▶ Exercise brief: Please count the lines in the listing below where the word "chart" appears. Give the number only.

▶ Dataset excerpts:
-- begin --
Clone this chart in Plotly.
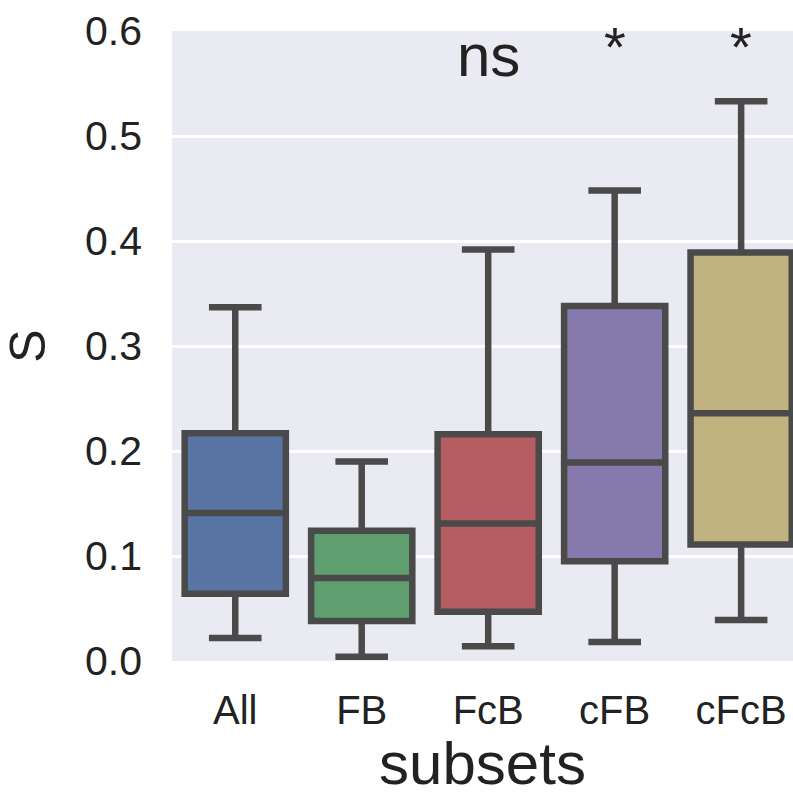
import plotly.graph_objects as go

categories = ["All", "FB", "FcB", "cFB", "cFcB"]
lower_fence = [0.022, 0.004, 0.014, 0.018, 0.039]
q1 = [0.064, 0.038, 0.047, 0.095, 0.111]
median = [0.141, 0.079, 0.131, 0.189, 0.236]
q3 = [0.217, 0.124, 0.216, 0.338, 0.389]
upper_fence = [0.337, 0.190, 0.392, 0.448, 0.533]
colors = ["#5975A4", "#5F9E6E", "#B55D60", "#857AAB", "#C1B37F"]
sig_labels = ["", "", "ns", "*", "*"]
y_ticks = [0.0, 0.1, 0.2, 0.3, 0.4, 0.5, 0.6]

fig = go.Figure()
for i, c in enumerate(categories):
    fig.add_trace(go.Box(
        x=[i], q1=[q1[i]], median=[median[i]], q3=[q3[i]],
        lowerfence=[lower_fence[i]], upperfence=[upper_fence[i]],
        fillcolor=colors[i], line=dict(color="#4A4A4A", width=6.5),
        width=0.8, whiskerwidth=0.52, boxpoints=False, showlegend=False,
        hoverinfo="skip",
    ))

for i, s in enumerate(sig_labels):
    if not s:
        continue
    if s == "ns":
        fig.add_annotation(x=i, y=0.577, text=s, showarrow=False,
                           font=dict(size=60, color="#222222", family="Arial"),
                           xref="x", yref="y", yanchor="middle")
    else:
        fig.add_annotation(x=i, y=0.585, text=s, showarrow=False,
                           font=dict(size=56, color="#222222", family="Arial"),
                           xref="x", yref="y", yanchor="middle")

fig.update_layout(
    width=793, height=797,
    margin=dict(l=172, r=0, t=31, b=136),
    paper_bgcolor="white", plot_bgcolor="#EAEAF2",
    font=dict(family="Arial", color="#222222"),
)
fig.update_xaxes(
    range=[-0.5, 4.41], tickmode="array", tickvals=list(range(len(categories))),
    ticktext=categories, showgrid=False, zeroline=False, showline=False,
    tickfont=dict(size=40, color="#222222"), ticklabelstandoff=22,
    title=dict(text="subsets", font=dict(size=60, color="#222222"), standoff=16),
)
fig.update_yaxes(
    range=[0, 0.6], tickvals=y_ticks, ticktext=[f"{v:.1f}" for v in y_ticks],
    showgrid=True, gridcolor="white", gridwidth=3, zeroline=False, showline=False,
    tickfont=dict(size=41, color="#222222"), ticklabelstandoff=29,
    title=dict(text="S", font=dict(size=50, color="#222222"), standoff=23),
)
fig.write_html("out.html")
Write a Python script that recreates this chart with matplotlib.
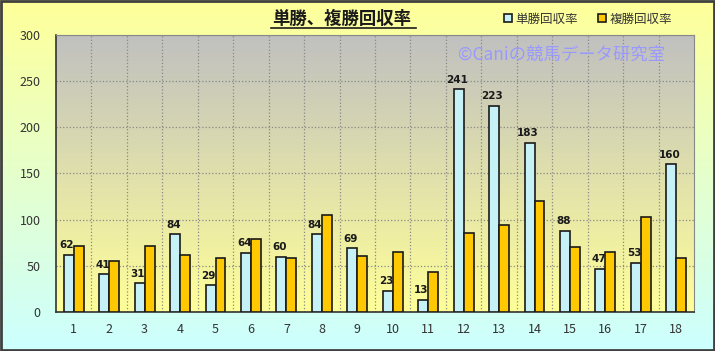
-- end --
▶ Worked solution: 2